“Under the wave of Kanagawa” is a woodblock print by the Japanese ukiyo-e artist Hokusai (1760-1849). It was published sometime between 1830 and 1831 in the late Edo period as the first print in Hokusai’s series Thirty-six Views of Mount Fuji (富嶽三十六景Fugaku sanjūrokkei). It is Hokusai’s most famous work and one of the best recognised works of Japanese art in the world.
This woodblock print (size 25,7 cm × 37,9 cm) depicts an enormous wave threatening boats off the coast of the prefecture of Kanagawa. As all the prints in this series, the Mount Fuji appears in the background. Although it is seen as a work that represents the Japanese art, it actually has both traditional elements of oriental art and typical characteristics of occidental style.
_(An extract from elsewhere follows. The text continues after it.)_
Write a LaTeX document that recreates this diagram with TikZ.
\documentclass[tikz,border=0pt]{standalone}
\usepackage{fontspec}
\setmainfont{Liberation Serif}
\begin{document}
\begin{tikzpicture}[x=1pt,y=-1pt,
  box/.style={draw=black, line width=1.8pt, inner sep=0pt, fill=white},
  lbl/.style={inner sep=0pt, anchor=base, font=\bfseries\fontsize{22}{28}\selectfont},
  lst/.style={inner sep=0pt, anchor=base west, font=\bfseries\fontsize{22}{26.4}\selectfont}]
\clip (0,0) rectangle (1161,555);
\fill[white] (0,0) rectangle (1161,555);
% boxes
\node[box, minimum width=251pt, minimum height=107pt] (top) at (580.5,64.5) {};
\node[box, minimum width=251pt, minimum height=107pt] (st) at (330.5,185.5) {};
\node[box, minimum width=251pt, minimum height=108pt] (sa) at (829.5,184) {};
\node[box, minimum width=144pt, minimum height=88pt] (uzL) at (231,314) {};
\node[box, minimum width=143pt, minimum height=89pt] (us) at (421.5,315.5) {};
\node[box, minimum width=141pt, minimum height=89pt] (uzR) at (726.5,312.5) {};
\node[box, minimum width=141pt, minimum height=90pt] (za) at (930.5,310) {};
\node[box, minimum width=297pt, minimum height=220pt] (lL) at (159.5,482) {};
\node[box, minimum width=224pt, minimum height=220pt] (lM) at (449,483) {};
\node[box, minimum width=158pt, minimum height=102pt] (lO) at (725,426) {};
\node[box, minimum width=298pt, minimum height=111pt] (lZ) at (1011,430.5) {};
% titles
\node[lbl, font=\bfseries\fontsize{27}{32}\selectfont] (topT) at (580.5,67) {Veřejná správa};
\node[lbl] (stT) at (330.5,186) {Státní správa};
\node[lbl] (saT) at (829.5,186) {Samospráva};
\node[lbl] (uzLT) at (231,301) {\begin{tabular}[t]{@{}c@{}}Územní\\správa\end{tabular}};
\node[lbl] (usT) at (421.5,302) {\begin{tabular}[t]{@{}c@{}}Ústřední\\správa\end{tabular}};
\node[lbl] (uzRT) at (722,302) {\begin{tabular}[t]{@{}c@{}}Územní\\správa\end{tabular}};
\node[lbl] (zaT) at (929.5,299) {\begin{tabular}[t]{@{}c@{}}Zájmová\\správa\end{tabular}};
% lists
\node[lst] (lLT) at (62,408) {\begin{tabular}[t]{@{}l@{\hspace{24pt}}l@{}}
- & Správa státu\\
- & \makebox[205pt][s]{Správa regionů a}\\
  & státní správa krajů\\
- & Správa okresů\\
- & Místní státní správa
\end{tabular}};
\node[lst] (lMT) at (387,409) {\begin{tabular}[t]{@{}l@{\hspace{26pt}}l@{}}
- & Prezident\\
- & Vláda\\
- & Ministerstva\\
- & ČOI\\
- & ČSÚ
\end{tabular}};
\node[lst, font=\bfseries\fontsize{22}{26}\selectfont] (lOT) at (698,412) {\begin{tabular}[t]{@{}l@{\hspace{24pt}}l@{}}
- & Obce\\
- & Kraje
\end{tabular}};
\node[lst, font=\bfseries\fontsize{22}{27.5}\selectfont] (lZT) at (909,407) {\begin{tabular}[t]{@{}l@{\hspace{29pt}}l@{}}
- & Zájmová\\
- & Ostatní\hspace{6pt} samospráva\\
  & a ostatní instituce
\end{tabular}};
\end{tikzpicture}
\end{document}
It gained success both in Japan and in Europe, contributing to make the Japanism famous in the second half of the XIX century. From the XX century on, its popularity increased even more because getting spread in the media culture and often being copied and parodied.
Impression of the prints are in many Western collections, including the Metropolitan Museum of Art in New York City, the British Museum in London, the Art Institute of Chicago, the National Gallery in Melbourne, the Bibliothèque nationale de France and the Museo d’arte orientale in Turin.